Chronic fatigue syndrome (CFS) also known as ME, which stands for myalgic encephalomyelitis, causes persistent exhaustion that affects everyday life and doesn't go away with sleep or rest. It affects over 600,000 people in the UK but its cause is poorly understood and treatments are limited.

The UK CFS/ME Research Collaborative (UK CMRC) is a new initiative led by the country’s leading experts in the field to expand medical studies into this complex set of disorders by facilitating greater expertise and improve co-ordination of wide-ranging research activities.

Professor Julia Newton is Clinical Professor of Ageing and Medicine at Newcastle University and also a Consultant at the Royal Victoria Infirmary within the Newcastle Hospitals NHS Foundation Trust. She said: “Chronic fatigue syndrome or ME is a disease that destroys the lives of those it affects.

“Working together and with patient groups, we can ensure that research is performed that pushes the field forward, develops a generation of researchers skilled in this area, and attracts researchers to CFS/ME who have not previously worked in this area.”

At the launch, Professor Newton will outline three new studies being carried out in Newcastle. The first involves examining whether a monoclonal antibody, Rituximab, could be used as a medicine in order to understand more about fatigue mechanisms.
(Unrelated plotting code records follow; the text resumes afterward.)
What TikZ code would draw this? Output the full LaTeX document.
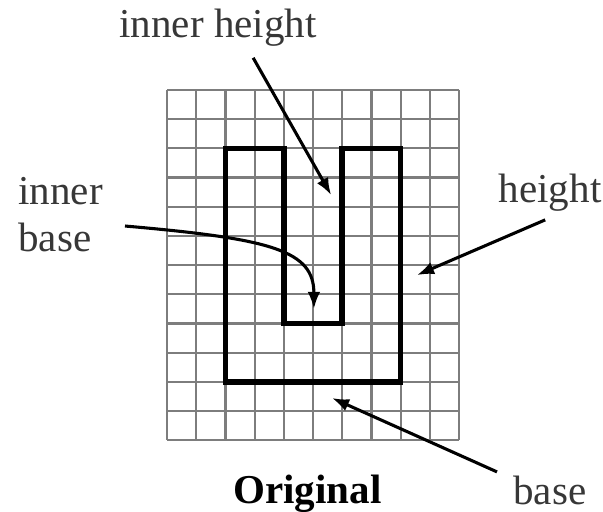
\documentclass[tikz,border=0pt]{standalone}
\usepackage{fontspec}
\setmainfont{Liberation Serif}
\usepackage{xcolor}
\usetikzlibrary{arrows.meta}
\definecolor{GridGray}{RGB}{125,125,125}
\definecolor{LabelInk}{RGB}{55,55,55}

\begin{document}
\begin{tikzpicture}[x=0.6cm, y=0.6cm,
    font=\fontsize{24}{27.5}\selectfont,
    label/.style={inner sep=0pt, text=LabelInk},
    pointer/.style={line width=1.8pt, -{Latex[length=10pt,width=7.5pt]}}]
  \useasboundingbox (-5.72,3.08) rectangle (14.93,-14.45);
  % squared paper, 10 x 12 cells
  \foreach \i in {0,...,10}
    \draw[GridGray, line width=1.3pt] (\i,0) -- (\i,-12);
  \foreach \j in {0,...,12}
    \draw[GridGray, line width=1.3pt] (0,-\j) -- (10,-\j);
  % the U outline
  \draw[line width=3.3pt, line join=miter]
    (2,-2) -- (4,-2) -- (4,-8) -- (6,-8) -- (6,-2) -- (8,-2)
    -- (8,-10) -- (2,-10) -- cycle;
  % labels
  \node[label, anchor=base] (ih) at (1.75,1.78) {inner height};
  \node[label, anchor=west, align=left] (ib) at (-5.10,-4.26) {inner\\base};
  \node[label, anchor=base west] (ht) at (11.35,-3.87) {height};
  \node[label, anchor=base west] (bs) at (11.85,-14.18) {base};
  \node[inner sep=0pt, anchor=base west, font=\fontsize{24}{27.5}\selectfont\bfseries]
    (orig) at (2.26,-14.16) {Original};
  % arrow ends
  \coordinate (ihtail) at (2.95,1.10);
  \coordinate (ihtip) at (5.62,-3.60);
  \coordinate (ibtail) at (-1.44,-4.66);
  \coordinate (ibtip) at (5.03,-7.50);
  \coordinate (httail) at (12.95,-4.45);
  \coordinate (httip) at (8.56,-6.34);
  \coordinate (bstail) at (11.30,-13.08);
  \coordinate (bstip) at (5.65,-10.55);
  % pointers
  \draw[pointer] (ihtail) -- (ihtip);
  \draw[pointer] (ibtail) .. controls (3.6,-5.1) and (5.03,-5.5) .. (ibtip);
  \draw[pointer] (httail) -- (httip);
  \draw[pointer] (bstail) -- (bstip);
\end{tikzpicture}
\end{document}
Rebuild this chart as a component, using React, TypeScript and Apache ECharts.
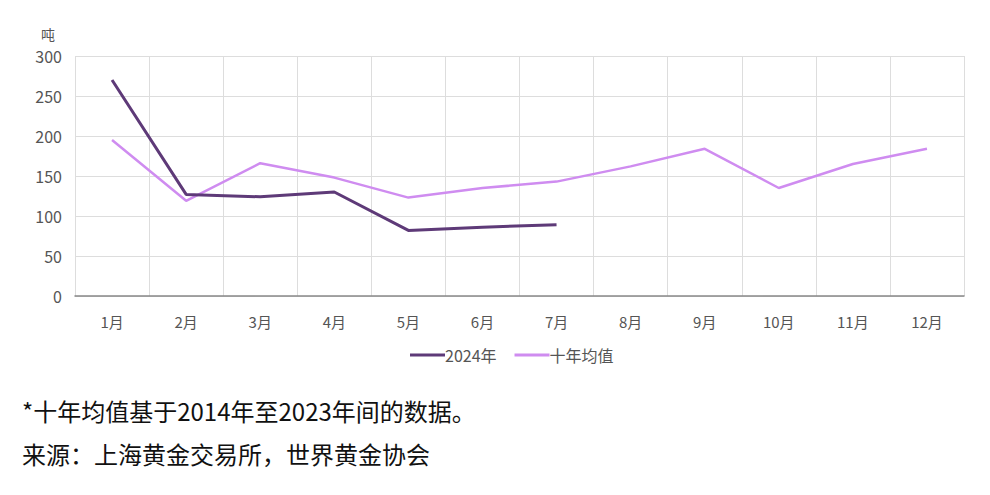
import React, { useEffect, useRef } from "react";
import * as echarts from "echarts";

const months = ["1月", "2月", "3月", "4月", "5月", "6月", "7月", "8月", "9月", "10月", "11月", "12月"];
const values2024 = [270, 127, 124, 130, 82, 86, 89];
const tenYearAvg = [195, 119, 166, 148, 123, 135, 143, 162, 184, 135, 165, 184];
const seriesNames = ["2024年", "十年均值"];
const footnote1 = "*十年均值基于2014年至2023年间的数据。";
const footnote2 = "来源：上海黄金交易所，世界黄金协会";

const FONT = '"Noto Sans CJK SC", "Noto Sans", sans-serif';

export default function App() {
  const ref = useRef<HTMLDivElement>(null);
  useEffect(() => {
    document.body.style.margin = "0";
    const chart = echarts.init(ref.current!, undefined, { renderer: "svg" });
    chart.setOption({
      animation: false,
      backgroundColor: "#ffffff",
      textStyle: { fontFamily: FONT },
      grid: { left: 75, right: 26, top: 56, bottom: 199 },
      legend: {
        data: seriesNames,
        top: 342,
        left: 405,
        itemGap: 18,
        itemWidth: 35,
        itemHeight: 3,
        icon: "rect",
        textStyle: { color: "#555", fontSize: 16, fontFamily: FONT, padding: [0, 0, 0, -5] },
      },
      xAxis: {
        type: "category",
        data: months,
        boundaryGap: true,
        axisLine: { lineStyle: { color: "#888", width: 1.5 } },
        axisTick: { show: false },
        axisLabel: { color: "#555", fontSize: 15, margin: 18 },
        splitLine: { show: true, lineStyle: { color: "#ddd", width: 1 } },
      },
      yAxis: {
        type: "value",
        min: 0,
        max: 300,
        interval: 50,
        name: "吨",
        nameTextStyle: { color: "#555", fontSize: 14, align: "right", padding: [0, 20, 0, 0] },
        nameGap: 15,
        axisLine: { show: false },
        axisTick: { show: false },
        axisLabel: { color: "#555", fontSize: 16, margin: 13 },
        splitLine: { lineStyle: { color: "#ddd", width: 1 } },
      },
      series: [
        {
          name: seriesNames[0],
          type: "line",
          data: values2024,
          showSymbol: false,
          symbol: "none",
          lineStyle: { color: "#5e3a78", width: 3 },
          itemStyle: { color: "#5e3a78" },
          z: 3,
        },
        {
          name: seriesNames[1],
          type: "line",
          data: tenYearAvg,
          showSymbol: false,
          symbol: "none",
          lineStyle: { color: "#cf8cf0", width: 2.5 },
          itemStyle: { color: "#cf8cf0" },
          z: 2,
        },
      ],
      graphic: [
        {
          type: "text",
          left: 22,
          top: 398,
          style: { text: footnote1, fill: "#111", font: `24px ${FONT}` },
        },
        {
          type: "text",
          left: 22,
          top: 441,
          style: { text: footnote2, fill: "#111", font: `24px ${FONT}` },
        },
      ],
    });
    return () => chart.dispose();
  }, []);
  return <div ref={ref} style={{ width: 990, height: 495 }} />;
}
Rituximab is highly successful in treating rheumatoid arthritis, some cancers and the profound fatigue experienced by patients with an immune liver disease known as Primary Biliary Cirrhosis.

The second trial will explore why people with CFS/ME have low blood pressure and whether this could be a target for treatment.
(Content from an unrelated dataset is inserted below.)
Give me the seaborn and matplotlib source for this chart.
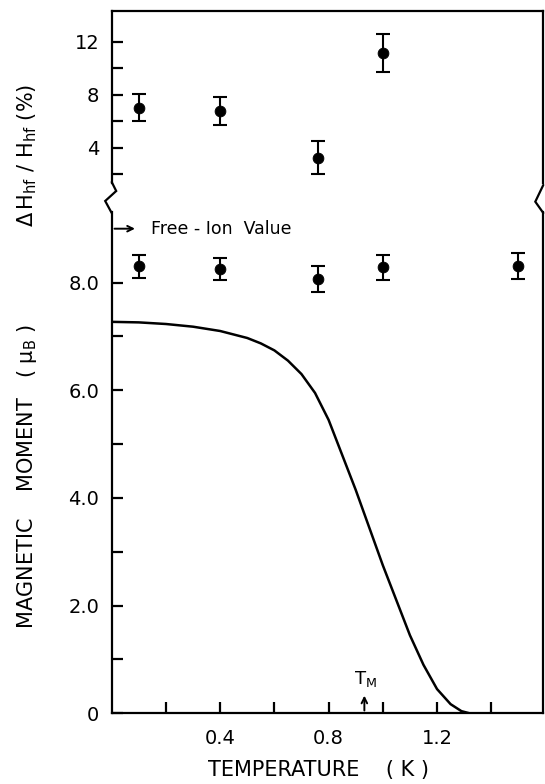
import numpy as np
import pandas as pd
import matplotlib
matplotlib.use("Agg")
import matplotlib.pyplot as plt
import seaborn as sns
from matplotlib.lines import Line2D
from matplotlib.transforms import IdentityTransform

# hyperfine field spread (top panel)
temp_hf = [0.10, 0.40, 0.76, 1.00]
dh_hf = [7.03, 6.75, 3.24, 11.15]
dh_err = [1.03, 1.07, 1.24, 1.43]

# measured moment (bottom panel)
temp_mom = [0.10, 0.40, 0.76, 1.00, 1.50]
moment = [8.30, 8.25, 8.07, 8.28, 8.30]
moment_err = [0.22, 0.20, 0.24, 0.23, 0.24]

# calculated curve
curve_t = [0.0, 0.1, 0.2, 0.3, 0.4, 0.5, 0.55, 0.6, 0.65, 0.7, 0.75, 0.8,
           0.85, 0.9, 0.95, 1.0, 1.05, 1.1, 1.15, 1.2, 1.25, 1.29, 1.32]
curve_m = [7.27, 7.26, 7.23, 7.18, 7.10, 6.97, 6.87, 6.74, 6.55, 6.30, 5.95, 5.45,
           4.80, 4.15, 3.45, 2.75, 2.10, 1.45, 0.90, 0.45, 0.17, 0.04, 0.0]

free_ion = 9.0
t_m = 0.932

sns.set_style("ticks")
plt.rcParams['font.family'] = ['DejaVu Sans']
plt.rcParams['mathtext.default'] = 'regular'
for key in ('text.color', 'axes.labelcolor', 'xtick.color', 'ytick.color'):
    plt.rcParams[key] = 'black'

W, H = 545, 784
fig = plt.figure(figsize=(W / 100, H / 100), dpi=100)

x_left, x_right = 111.7, 543.3
ax_top = fig.add_axes([x_left / W, 1 - 183 / H, (x_right - x_left) / W, (183 - 10.7) / H])
ax_bot = fig.add_axes([x_left / W, 1 - 713.3 / H, (x_right - x_left) / W, (713.3 - 212) / H])

lw = 1.6
for ax in (ax_top, ax_bot):
    ax.set_facecolor('white')
    ax.set_xlim(0, 1.592)
    for s in ax.spines.values():
        s.set_linewidth(lw)
        s.set_color('black')
    ax.tick_params(direction='in', length=8, width=lw, labelsize=14, pad=9,
                   right=False, top=False, colors='black')

# top panel
ax_top.spines['bottom'].set_visible(False)
ax_top.set_ylim(1.34, 14.34)
ax_top.set_yticks([2, 4, 6, 8, 10, 12])
ax_top.set_yticklabels(['', '4', '', '8', '', '12'])
ax_top.set_xticks([])
ax_top.errorbar(temp_hf, dh_hf, yerr=dh_err, fmt='none', ecolor='black',
                elinewidth=1.5, capsize=5, capthick=1.5)
sns.scatterplot(x=temp_hf, y=dh_hf, ax=ax_top, color='black', s=60, edgecolor='black', zorder=3)

# bottom panel
ax_bot.spines['top'].set_visible(False)
ax_bot.set_ylim(0, 9.31)
ax_bot.set_yticks(range(0, 9))
ax_bot.set_yticklabels(['0', '', '2.0', '', '4.0', '', '6.0', '', '8.0'])
ax_bot.set_xticks([0.2, 0.4, 0.6, 0.8, 1.0, 1.2, 1.4])
ax_bot.set_xticklabels(['', '0.4', '', '0.8', '', '1.2', ''])
ax_bot.tick_params(axis='x', pad=11)
ax_bot.errorbar(temp_mom, moment, yerr=moment_err, fmt='none', ecolor='black',
                elinewidth=1.5, capsize=5, capthick=1.5)
sns.scatterplot(x=temp_mom, y=moment, ax=ax_bot, color='black', s=60, edgecolor='black', zorder=3)

curve = pd.DataFrame({'t': curve_t, 'm': curve_m})
sns.lineplot(data=curve, x='t', y='m', ax=ax_bot, color='black', linewidth=1.8, sort=False)
ax_bot.set_xlabel('')
ax_bot.set_ylabel('')

ax_bot.annotate('', xy=(0.096, free_ion), xytext=(0, free_ion),
                arrowprops=dict(arrowstyle='->', color='black', lw=1.4), annotation_clip=False)
ax_bot.text(0.145, free_ion, 'Free - Ion  Value', fontsize=12.5, va='center', ha='left')

ax_bot.annotate('', xy=(t_m, 0.38), xytext=(t_m, 0.0),
                arrowprops=dict(arrowstyle='->', color='black', lw=1.4))
ax_bot.text(t_m + 0.005, 0.45, r'$T_M$', fontsize=13, ha='center', va='bottom')

# axis break marks
def px_line(xs, ys):
    fig.add_artist(Line2D(xs, [H - y for y in ys], transform=IdentityTransform(),
                          color='black', linewidth=lw, solid_joinstyle='miter'))

px_line([x_left, x_left + 4.5, x_left - 6.5, x_left], [182, 191, 201, 213])
px_line([x_right, x_right - 8, x_right], [185, 201.7, 213])

# axis labels
fig.text(27 / W, 1 - 155 / H, r'$\Delta\,H_{hf}\ /\ H_{hf}\ (\%)$', rotation=90,
         fontsize=15, ha='center', va='center')
fig.text(27 / W, 1 - 476 / H, r'MAGNETIC    MOMENT   ( $\mu_B$ )', rotation=90,
         fontsize=15, ha='center', va='center')
fig.text(319 / W, 1 - 770 / H, 'TEMPERATURE    ( K )', fontsize=15, ha='center', va='center')

fig.savefig('out.png', dpi=100, facecolor='white')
This work includes studies involving newly-developed MRI techniques to examine the muscle, brain and hearts of patients. In addition, further laboratory studies will involve growing muscle cells from CFS/ME patients and examining their reaction to exercise.

The third study lead by Dr Fai Ng at Newcastle University explores the role inflammation might play in the symptoms of fatigue.

Professor Newton added: “The UK CFS/ME Research Collaborative is an opportunity for us to showcase the range of important work being performed in Newcastle that focuses upon understanding the biological basis of this disease. The ultimate goal is to develop treatments that will address the chronic and debilitating symptoms that affect people with this condition.”

Last year, Professor Newton and Dr Fai Ng at Newcastle University were awarded nearly £1 million in two of only five Medical Research Council grants to study the biological basis of CFS and these studies are just starting in the city.